## Direction
Can you print the data exactly and leave out each image?

## Recorded information
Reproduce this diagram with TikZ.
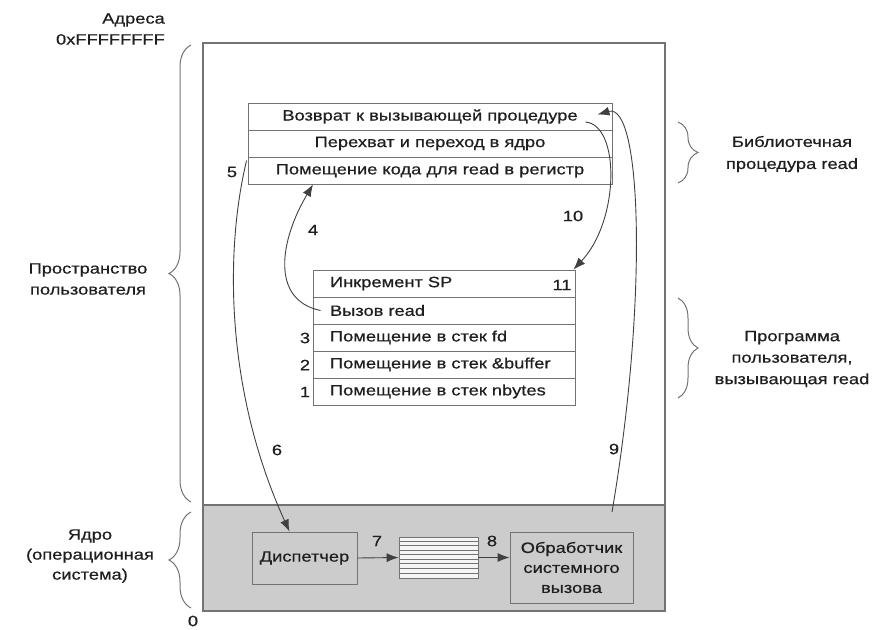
\documentclass[tikz,border=0pt]{standalone}
\usepackage{fontspec}
\setmainfont[FakeStretch=1.22,FakeBold=0.6]{Liberation Sans}
\usetikzlibrary{arrows.meta,decorations.pathreplacing}
\definecolor{linec}{gray}{0.25}
\definecolor{boxc}{gray}{0.45}
\definecolor{kfill}{gray}{0.80}
\definecolor{txtc}{gray}{0.12}
\begin{document}
\begin{tikzpicture}[x=1pt,y=-1pt,
  font=\fontsize{15}{21}\selectfont, text=txtc,
  row/.style={draw=boxc, line width=0.9pt, minimum height=27pt, inner sep=0pt},
  librow/.style={row, minimum width=364pt},
  userrow/.style={row, text width=228pt, inner xsep=17pt, align=left},
  kbox/.style={draw=boxc, line width=0.9pt, fill=kfill, inner sep=0pt, align=center},
  conn/.style={draw=linec, line width=0.9pt, -{Latex[length=12pt,width=9pt]}},
  brc/.style={draw=boxc, line width=1pt, decorate, decoration={brace,amplitude=#1}},
  lbl/.style={inner sep=0pt, align=center},
  num/.style={inner sep=0pt}]
\useasboundingbox (0,0) rectangle (885,629);
% outer memory box
\node[draw=boxc, line width=1.2pt, minimum width=462pt, minimum height=568pt, inner sep=0pt] (mem) at (434,327) {};
\node[draw=boxc, line width=1.2pt, fill=kfill, minimum width=462pt, minimum height=106pt, inner sep=0pt] (kern) at (434,558) {};
% library procedure
\node[librow] (lib1) at (430,116.5) {Возврат к вызывающей процедуре};
\node[librow] (lib2) at (430,143.5) {Перехват и переход в ядро};
\node[librow] (lib3) at (430,170.5) {Помещение кода для read в регистр};
% user program
\node[userrow] (u1) at (444,283.5) {Инкремент SP};
\node[userrow] (u2) at (444,310.5) {Вызов read};
\node[userrow] (u3) at (444,337.5) {Помещение в стек fd};
\node[userrow] (u4) at (444,364.5) {Помещение в стек \&buffer};
\node[userrow] (u5) at (444,391.5) {Помещение в стек nbytes};
% kernel boxes
\node[kbox, minimum width=105pt, minimum height=52pt] (disp) at (304.5,558) {Диспетчер};
\node[draw=boxc, line width=0.9pt, fill=gray!8, minimum width=79pt, minimum height=41pt, inner sep=0pt] (stk) at (438.5,557.5) {};
\foreach \k in {1,...,8}
  \draw[boxc, line width=0.8pt] ([yshift=-\k*4.55pt]stk.north west) -- ([yshift=-\k*4.55pt]stk.north east);
\node[kbox, minimum width=123pt, minimum height=71pt, font=\fontsize{15}{20}\selectfont] (hand) at (571.5,567.5) {Обработчик\\системного\\вызова};
% numbers
\node[num] (n1) at (305,392) {1};
\node[num] (n2) at (305,365) {2};
\node[num] (n3) at (305,338) {3};
\node[num] (n4) at (313,230) {4};
\node[num] (n5) at (232,172) {5};
\node[num] (n6) at (277,450) {6};
\node[num] (n7) at (377,541) {7};
\node[num] (n8) at (492,541) {8};
\node[num] (n9) at (614,449) {9};
\node[num] (n10) at (573,216) {10};
\node[num] (n11) at (562,285) {11};
% connectors
\coordinate (s9) at (612,512);
\draw[conn] ([xshift=-1pt,yshift=-4pt]lib3.north west) .. controls (225,250) and (225,390) .. ([xshift=-15pt]disp.north);
\draw[conn] ([xshift=8pt]u2.west) .. controls (270,300) and (280,240) .. ([xshift=-117pt]lib3.south);
\draw[conn] (disp.east) -- (stk.west);
\draw[conn] (stk.east) -- (stk.east -| hand.west);
\draw[conn] (s9) .. controls (648,300) and (642,102) .. ([xshift=-15pt,yshift=2pt]lib1.east);
\draw[conn] ([xshift=-27pt,yshift=-5.5pt]lib1.east) .. controls (620,125) and (620,220) .. ([xshift=-2pt]u1.north east);
% braces
\draw[brc=22pt] (191,502) -- (191,45);
\draw[brc=22pt] (191,608) -- (191,512);
\draw[brc=20pt] (678,122) -- (678,183);
\draw[brc=20pt] (678,298) -- (678,398);
% labels
\node[lbl, align=right, anchor=east] (addr) at (165,29) {Адреса\\0xFFFFFFFF};
\node[lbl] (usp) at (88,279) {Пространство\\пользователя};
\node[lbl, font=\fontsize{15}{20}\selectfont] (ker) at (90,556) {Ядро\\(операционная\\система)};
\node[num] (zero) at (193,621) {0};
\node[lbl, font=\fontsize{15}{22}\selectfont] (libl) at (792,154) {Библиотечная\\процедура read};
\node[lbl, font=\fontsize{15}{21.5}\selectfont] (progl) at (792,359) {Программа\\пользователя,\\вызывающая read};
\end{tikzpicture}
\end{document}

## Completed exercise
Reproduce this diagram with TikZ.
\documentclass[tikz,border=0pt]{standalone}
\usepackage{fontspec}
\setmainfont[FakeStretch=1.22,FakeBold=0.6]{Liberation Sans}
\usetikzlibrary{arrows.meta,decorations.pathreplacing}
\definecolor{linec}{gray}{0.25}
\definecolor{boxc}{gray}{0.45}
\definecolor{kfill}{gray}{0.80}
\definecolor{txtc}{gray}{0.12}
\begin{document}
\begin{tikzpicture}[x=1pt,y=-1pt,
  font=\fontsize{15}{21}\selectfont, text=txtc,
  row/.style={draw=boxc, line width=0.9pt, minimum height=27pt, inner sep=0pt},
  librow/.style={row, minimum width=364pt},
  userrow/.style={row, text width=228pt, inner xsep=17pt, align=left},
  kbox/.style={draw=boxc, line width=0.9pt, fill=kfill, inner sep=0pt, align=center},
  conn/.style={draw=linec, line width=0.9pt, -{Latex[length=12pt,width=9pt]}},
  brc/.style={draw=boxc, line width=1pt, decorate, decoration={brace,amplitude=#1}},
  lbl/.style={inner sep=0pt, align=center},
  num/.style={inner sep=0pt}]
\useasboundingbox (0,0) rectangle (885,629);
% outer memory box
\node[draw=boxc, line width=1.2pt, minimum width=462pt, minimum height=568pt, inner sep=0pt] (mem) at (434,327) {};
\node[draw=boxc, line width=1.2pt, fill=kfill, minimum width=462pt, minimum height=106pt, inner sep=0pt] (kern) at (434,558) {};
% library procedure
\node[librow] (lib1) at (430,116.5) {Возврат к вызывающей процедуре};
\node[librow] (lib2) at (430,143.5) {Перехват и переход в ядро};
\node[librow] (lib3) at (430,170.5) {Помещение кода для read в регистр};
% user program
\node[userrow] (u1) at (444,283.5) {Инкремент SP};
\node[userrow] (u2) at (444,310.5) {Вызов read};
\node[userrow] (u3) at (444,337.5) {Помещение в стек fd};
\node[userrow] (u4) at (444,364.5) {Помещение в стек \&buffer};
\node[userrow] (u5) at (444,391.5) {Помещение в стек nbytes};
% kernel boxes
\node[kbox, minimum width=105pt, minimum height=52pt] (disp) at (304.5,558) {Диспетчер};
\node[draw=boxc, line width=0.9pt, fill=gray!8, minimum width=79pt, minimum height=41pt, inner sep=0pt] (stk) at (438.5,557.5) {};
\foreach \k in {1,...,8}
  \draw[boxc, line width=0.8pt] ([yshift=-\k*4.55pt]stk.north west) -- ([yshift=-\k*4.55pt]stk.north east);
\node[kbox, minimum width=123pt, minimum height=71pt, font=\fontsize{15}{20}\selectfont] (hand) at (571.5,567.5) {Обработчик\\системного\\вызова};
% numbers
\node[num] (n1) at (305,392) {1};
\node[num] (n2) at (305,365) {2};
\node[num] (n3) at (305,338) {3};
\node[num] (n4) at (313,230) {4};
\node[num] (n5) at (232,172) {5};
\node[num] (n6) at (277,450) {6};
\node[num] (n7) at (377,541) {7};
\node[num] (n8) at (492,541) {8};
\node[num] (n9) at (614,449) {9};
\node[num] (n10) at (573,216) {10};
\node[num] (n11) at (562,285) {11};
% connectors
\coordinate (s9) at (612,512);
\draw[conn] ([xshift=-1pt,yshift=-4pt]lib3.north west) .. controls (225,250) and (225,390) .. ([xshift=-15pt]disp.north);
\draw[conn] ([xshift=8pt]u2.west) .. controls (270,300) and (280,240) .. ([xshift=-117pt]lib3.south);
\draw[conn] (disp.east) -- (stk.west);
\draw[conn] (stk.east) -- (stk.east -| hand.west);
\draw[conn] (s9) .. controls (648,300) and (642,102) .. ([xshift=-15pt,yshift=2pt]lib1.east);
\draw[conn] ([xshift=-27pt,yshift=-5.5pt]lib1.east) .. controls (620,125) and (620,220) .. ([xshift=-2pt]u1.north east);
% braces
\draw[brc=22pt] (191,502) -- (191,45);
\draw[brc=22pt] (191,608) -- (191,512);
\draw[brc=20pt] (678,122) -- (678,183);
\draw[brc=20pt] (678,298) -- (678,398);
% labels
\node[lbl, align=right, anchor=east] (addr) at (165,29) {Адреса\\0xFFFFFFFF};
\node[lbl] (usp) at (88,279) {Пространство\\пользователя};
\node[lbl, font=\fontsize{15}{20}\selectfont] (ker) at (90,556) {Ядро\\(операционная\\система)};
\node[num] (zero) at (193,621) {0};
\node[lbl, font=\fontsize{15}{22}\selectfont] (libl) at (792,154) {Библиотечная\\процедура read};
\node[lbl, font=\fontsize{15}{21.5}\selectfont] (progl) at (792,359) {Программа\\пользователя,\\вызывающая read};
\end{tikzpicture}
\end{document}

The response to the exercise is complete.